Hail Fischer Black!
Twitter engineer Alex Payne made news today by announcing that he is leaving Twitter to co-found a bank, called banksimple. The new bank is supposedly focusing on simplicity and transparency: there are no fees, you can deposit checks by uploading a picture of them, the website is nice and clear, etc. That’s great and all, but I got really excited when I looked into the bank a little more. One of the things they claim on their About page is “No overdraft fees.” Further down the page it says, “We will launch later this year with a simple card with in built checking, savings, rewards and a line of credit.”

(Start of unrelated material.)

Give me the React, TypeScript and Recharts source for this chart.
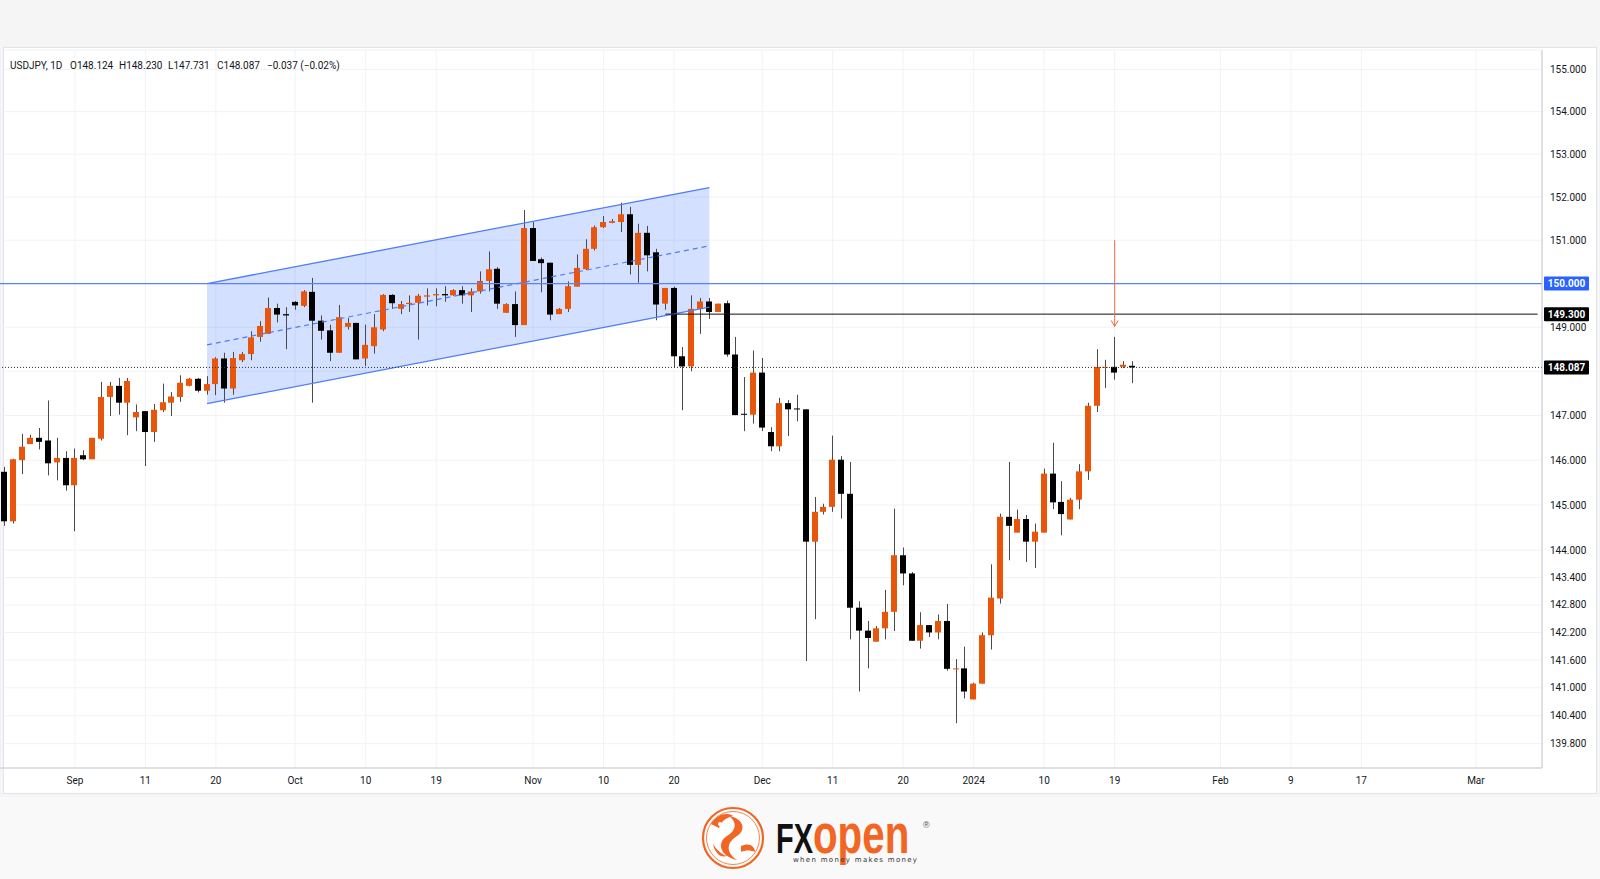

If I am interpreting their claims correctly, it seems that every checking account will be linked with a line of credit, and there are no fees for switching between a positive and a negative balance. This is a large step toward making Fischer Black’s famous article, Banking and Interest Rates in a World Without Money, a reality. Black imagines that everyone has a single account at a bank. At the end of each month, if your average balance was positive, they pay you interest. If your average balance was negative, they charge you interest.
The interesting aspect of this world is that if most payments are made by check or electronic transfer, there is no reasonable definition for the quantity of money. Gross deposits are not the quantity of money, because this makes an arbitrary distinction between positive and negative balances. The net value of bank accounts is not the quantity of money, since they will equal (by an accounting identity) the capital of the banking sector. That’s not too useful. If there is no quantity of money, then a lot of what we know about macroeconomics breaks down. There is no quantity theory of money, and there is no liquidity preference theory. “Monetary policy” is powerless. This goes to show how much of monetary macroeconomics is completely dependent on particular institutions and legal restrictions.
I would like to live in a world with the simple kind of Fischer Black-style banking, so I hope that banksimple takes off and works the way I expect it to. Even if it doesn’t, I think that the next few decades are ripe for changes in how we think about money; Black’s influence is likely to grow. If you haven’t yet read Business Cycles and Equilibrium (which contains a reprint of Banking and Interest Rates in a World Without Money), do it soon.